SURABAYA – Sidang perkara pencemaran nama baik dan fitnah dengan terdakwa dokter Sudjarno, mantan direktur Rumah Sakit Mata Undaan Surabaya, digelar kembali dengan agenda pemeriksaan terdakwa di Pengadilan Negeri Surabaya, Kamis (27/08/2020).
Terdakwa dilaporkan sendiri oleh salah satu pegawainya, dr. Lidya, karena menjatuhkan sangsi secara tertulis berupa surat peringatan pertama atas dasar pelanggaran prosedur kerja dan etika profesi.
Dalam keterangannya, saat ditanya oleh Jaksa Penuntut Umum (JPU) Yusuf Akbar Amin dari Kejari Tanjung Perak Surabaya, terdakwa mengaku memang yang mengeluarkan surat peringatan tersebut adalah dirinya.
“Karena direktur berwenang menjatuhkan hukuman etika profesi,”ujar terdakwa saat memberikan keterangannya di ruang sidang Garuda 2.
Terkait dasar dikeluarkannya surat peringatan tersebut, terdakwa menyampaikan ada pada Peraturan Menteri Kesehatan Republik Indonesia Nomor 755/MENKES/PER/lV/2011 tentang penyelenggaraan komite medik di rumah sakit.
“Ada dasarnya saya sebagai direktur mengeluarkan surat peringatan itu,”tukas terdakwa yang pernah menjabat ketua komite medik tersebut.
Menurut terdakwa, saat diberikannya surat peringatan tersebut, dr Lidya menerima dan menanda tangani setelah sebelumnya di baca terlebih dahulu olehnya.
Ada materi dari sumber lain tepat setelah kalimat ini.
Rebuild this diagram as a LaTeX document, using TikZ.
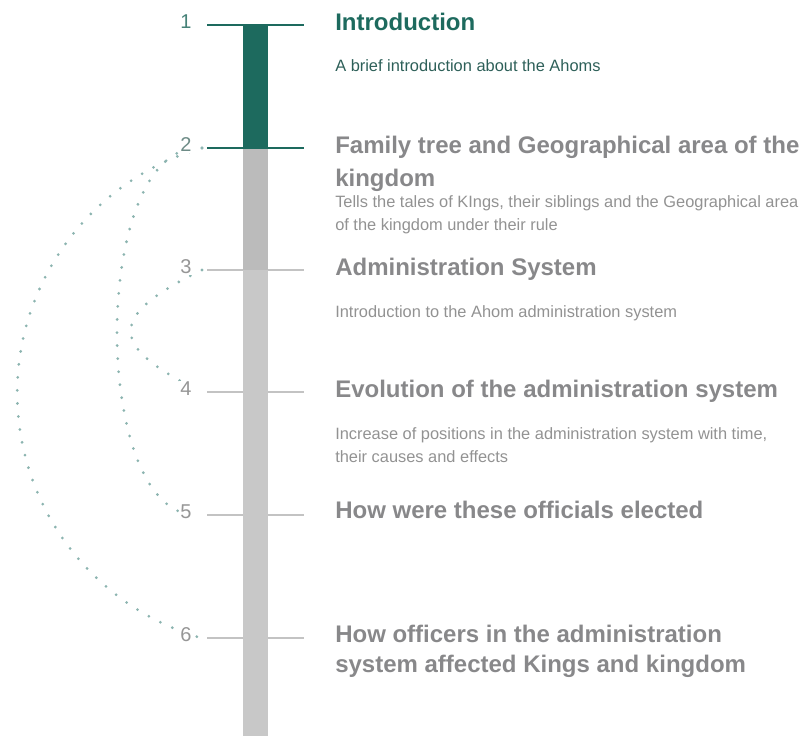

“Saat saya berikan surat peringatan dia terima. Sebelum ditanda tangani dibaca dulu. Tanda tangan di lembar copy surat peringatan itu,”jelasnya.
Kemudian, anehnya dr Lidya mengajukan keberatan ke direktur atas surat peringatan tersebut. Ia meminta kepada direktur untuk peringatan secara lisan saja.
“Suaminya yang membuat surat keberatan itu,”imbuh terdakwa.
Bahkan, masih kata terdakwa, dr Lidya sempat mengancam apabila dalam tiga hari tidak dilakukan pencabutan itu, dr Lidya akan melaporkan ke IDI dan instansi lainnya yang terkait.
“Sempat mengancam akan melaporkan ke IDI,”katanya.
Terkait laporan ke pihak kepolisian, menurut pengakuan terdakwa, dr Lidya sempat mengatakan apabila surat peringatan itu dicabut, maka dia akan mencabut laporan kepolisian.
“Sempat ada mediasi waktu di kepolisian terdakwa dengan dr Lidya disaksikan IDI pusat dan daerah. Dr Lidya bilang kalau surat peringatan itu di cabut maka dia akan mencabut laporannya di polisi. Dan IDI wilayah memerintahkan dr Lidya untuk mencabut laporan di kepolisian,”terangnya.
Lebih lanjut, terdakwa menjelaskan keluarnya surat peringatan terhadap dr Lidya, karena adanya pasien yang marah atas kinerja dr Lidya. Melalui pengacaranya, pasien melayangkan somasi kepada pihak rumah sakit.
“Setelah adanya somasi dari pengacara pasien, pihak rumah sakit mengadakan mediasi. Dan kami membayar ganti rugi sebesar Rp 400 juta untuk perdamaian agar tidak ada tuntutan lagi,”tandasnya.
Dalam kasus ini terdakwa, dr. Sudjarno didakwa melanggar pasal 310 ayat (2) KUHP dan pasal 311 ayat (1) KUHP.
Terpisah, Sumarso SH, Penasihat hukum terdakwa saat ditemui usai jalannya persidangan menyampaikan bahwa surat dakwaan jaksa yang mendasarkan pada putusan IDI cabang Surabaya masih diajukan keberatan kepada MKEK IDI pusat.
“Hingga saat ini belum ada putusannya,”ucapnya.
Lalu, masih kata Sumarso, dalam berita bukti acara yang dihadiri oleh dr Lidya dan perawat Anggih telah disebutkan jika perawat Anggi diperintahkan dr Lidya untuk melakukan operasi kepada klien.
“Tindakan dr Lidya yang telah menyalahi SOP, dikomplain sama pasien dan demi melindungi dr Lidya dari tuntutan hukum, rumah sakit membantu mediasi, dan menyelesaikan dengan damai dan memberi ganti rugi Rp 400 juta,”jelasnya.
Diakhir wawancara, Sumarso mengatakan jika pembuatan surat peringatan merupakan tindakan kolektif dari direksi karena surat peringatan terlebih dulu ditanda tangani wakil wakil direktur dan ditembuskan kepada tim medik.